Competitive race needed

Granite Staters spoke loud and clear when they elected a new Legislature early this November. Democrats now control both the House and Senate, and as a member of that young and diverse progressive caucus, I am writing to express my concern about the state of our democracy. As Barbara Liscord wrote in The Telegraph last week, ending voter suppression must be a top priority in 2019 and beyond. Here in New Hampshire, we have serious problems, and while we aren’t on the level of Georgia or Florida, Bill Gardner’s activist agenda is threatening the integrity of our elections. A competitive race is needed in that office, because we cannot allow government officials to become complacent. He welcomes destructive laws like SB 3 and HB 1264 and can’t hold himself accountable for misprinting hundreds of ballots in the Midterms. He won’t allow towns to move their meeting day because of a blizzard, and seems more interested in preserving his status as an “icon” than protecting free and fair elections. Turning the New Hampshire primary into a photo-op should not be the only thing supporters of Gardner tout as his successes. His office has not been audited in more than 11 years, and the last one revealed several material weaknesses. Luckily though, there is something we can do about it.

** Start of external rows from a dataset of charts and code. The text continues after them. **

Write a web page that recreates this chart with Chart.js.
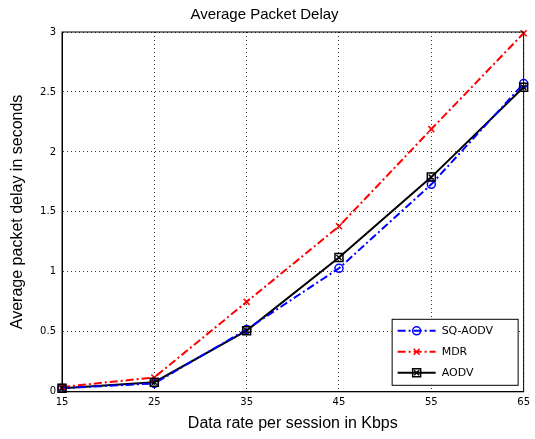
<!DOCTYPE html>
<html>
<head>
<meta charset="utf-8">
<script src="https://cdn.jsdelivr.net/npm/chart.js@4.4.0/dist/chart.umd.min.js"></script>
<style>
  html, body { margin: 0; padding: 0; background: #fff; }
  #wrap { width: 535px; height: 439px; }
</style>
</head>
<body>
<div id="wrap"><canvas id="c" width="535" height="439"></canvas></div>
<script>
const rates = [15, 25, 35, 45, 55, 65];
const sqAodv = [0.03, 0.07, 0.52, 1.03, 1.73, 2.57];
const mdr = [0.04, 0.12, 0.75, 1.38, 2.19, 2.99];
const aodv = [0.03, 0.08, 0.51, 1.12, 1.79, 2.54];
const yTicks = [0, 0.5, 1, 1.5, 2, 2.5, 3];

const toXY = arr => arr.map((v, i) => ({ x: rates[i], y: v }));

function drawMarker(ctx, label, x, y, color) {
  ctx.lineWidth = 1.5;
  ctx.strokeStyle = color;
  ctx.beginPath();
  if (label === 'SQ-AODV') {
    ctx.arc(x, y, 4, 0, Math.PI * 2);
  } else if (label === 'MDR') {
    ctx.moveTo(x - 3, y - 3); ctx.lineTo(x + 3, y + 3);
    ctx.moveTo(x + 3, y - 3); ctx.lineTo(x - 3, y + 3);
  } else {
    ctx.rect(x - 4, y - 4, 8, 8);
    ctx.moveTo(x - 2.5, y - 2.5); ctx.lineTo(x + 2.5, y + 2.5);
    ctx.moveTo(x + 2.5, y - 2.5); ctx.lineTo(x - 2.5, y + 2.5);
  }
  ctx.stroke();
}

// legend drawn inside the plot, bottom right
const boxLegend = {
  id: 'boxLegend',
  afterDraw(chart) {
    const ctx = chart.ctx;
    const a = chart.chartArea;
    const w = 126, h = 66;
    const x0 = a.right - w - 6, y0 = a.bottom - h - 7;
    ctx.save();
    ctx.fillStyle = '#fff';
    ctx.fillRect(x0, y0, w, h);
    ctx.strokeStyle = '#000';
    ctx.lineWidth = 1;
    ctx.setLineDash([]);
    ctx.strokeRect(x0 + 0.5, y0 + 0.5, w, h);
    ctx.font = '11px "DejaVu Sans", sans-serif';
    ctx.textBaseline = 'middle';
    chart.data.datasets.forEach((ds, i) => {
      const y = y0 + 12 + i * 21;
      ctx.strokeStyle = ds.borderColor;
      ctx.lineWidth = ds.borderWidth;
      ctx.setLineDash(ds.borderDash || []);
      ctx.beginPath();
      ctx.moveTo(x0 + 6, y);
      ctx.lineTo(x0 + 44, y);
      ctx.stroke();
      ctx.setLineDash([]);
      drawMarker(ctx, ds.label, x0 + 25, y, ds.borderColor);
      ctx.fillStyle = '#000';
      ctx.fillText(ds.label, x0 + 50, y);
    });
    ctx.restore();
  }
};

const pointMarkers = {
  id: 'pointMarkers',
  afterDatasetsDraw(chart) {
    const ctx = chart.ctx;
    ctx.save();
    ctx.setLineDash([]);
    chart.data.datasets.forEach((ds, i) => {
      chart.getDatasetMeta(i).data.forEach(p => drawMarker(ctx, ds.label, p.x, p.y, ds.borderColor));
    });
    ctx.restore();
  }
};

const tickFont = { family: 'DejaVu Sans, sans-serif', size: 10 };

new Chart(document.getElementById('c'), {
  type: 'line',
  data: {
    datasets: [
      { label: 'SQ-AODV', data: toXY(sqAodv), borderColor: '#0000ff', borderWidth: 2, borderDash: [8, 3, 2, 3], pointRadius: 0 },
      { label: 'MDR', data: toXY(mdr), borderColor: '#ff0000', borderWidth: 2, borderDash: [8, 3, 2, 3], pointRadius: 0 },
      { label: 'AODV', data: toXY(aodv), borderColor: '#000000', borderWidth: 2, pointRadius: 0 }
    ]
  },
  options: {
    responsive: false,
    animation: false,
    layout: { padding: { left: 4, right: 10, top: 2, bottom: 2 } },
    plugins: {
      legend: { display: false },
      tooltip: { enabled: false },
      title: {
        display: true, text: 'Average Packet Delay', color: '#000',
        font: { family: 'Liberation Sans, Arial, sans-serif', size: 15, weight: 'normal' },
        padding: { top: 4, bottom: 8 }
      }
    },
    scales: {
      x: {
        type: 'linear', min: 15, max: 65,
        afterBuildTicks: s => { s.ticks = rates.map(v => ({ value: v })); },
        grid: { color: '#000', lineWidth: 0.8, drawTicks: false },
        border: { display: true, color: '#000', width: 1, dash: [1, 3] },
        ticks: { color: '#000', font: tickFont, padding: 5 },
        title: { display: true, text: 'Data rate per session in Kbps', color: '#000', font: { family: 'Liberation Sans, Arial, sans-serif', size: 16 }, padding: { top: 0 } }
      },
      y: {
        min: 0, max: 3,
        afterBuildTicks: s => { s.ticks = yTicks.map(v => ({ value: v })); },
        grid: { color: '#000', lineWidth: 0.8, drawTicks: false },
        border: { display: true, color: '#000', width: 1, dash: [1, 3] },
        ticks: { color: '#000', font: tickFont, padding: 6, callback: v => String(v) },
        title: { display: true, text: 'Average packet delay in seconds', color: '#000', font: { family: 'Liberation Sans, Arial, sans-serif', size: 16 }, padding: { bottom: 2 } },
        afterFit: s => { s.width = 58; }
      }
    }
  },
  plugins: [pointMarkers, boxLegend, {
    id: 'frame',
    afterDraw(chart) {
      const a = chart.chartArea, ctx = chart.ctx;
      ctx.save(); ctx.strokeStyle = '#000'; ctx.lineWidth = 1; ctx.setLineDash([]);
      ctx.strokeRect(a.left, a.top, a.right - a.left, a.bottom - a.top);
      ctx.restore();
    }
  }]
});
</script>
</body>
</html>
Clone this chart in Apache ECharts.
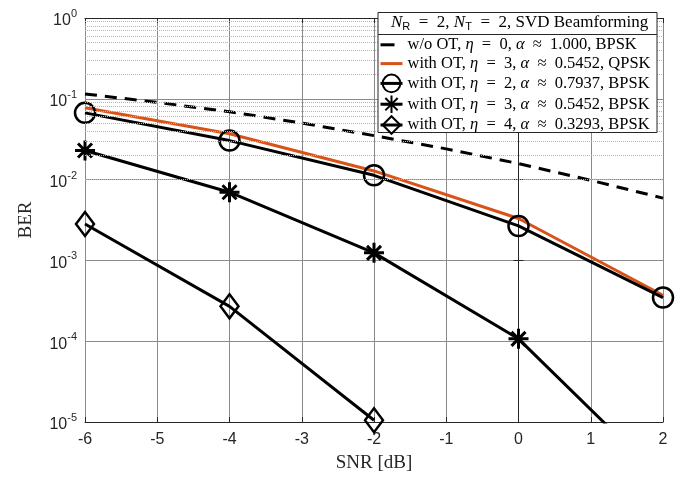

On Dec. 5, Bill Gardner’s fate as Secretary of State will be decided, and after decades in power, the House and Senate will get a chance to vote on his record once and for all. While Gardner thinks it’s OK to welcome the sham Trump voter fraud commission and sit on a panel with Kris Kobach, I know the citizens of New Hampshire do not agree. We believe that towns should own local control of their elections, and that officials in Concord should be held accountable for their mistakes. No one is entitled to this office, and on the issues, Colin Van Ostern is clearly the right choice.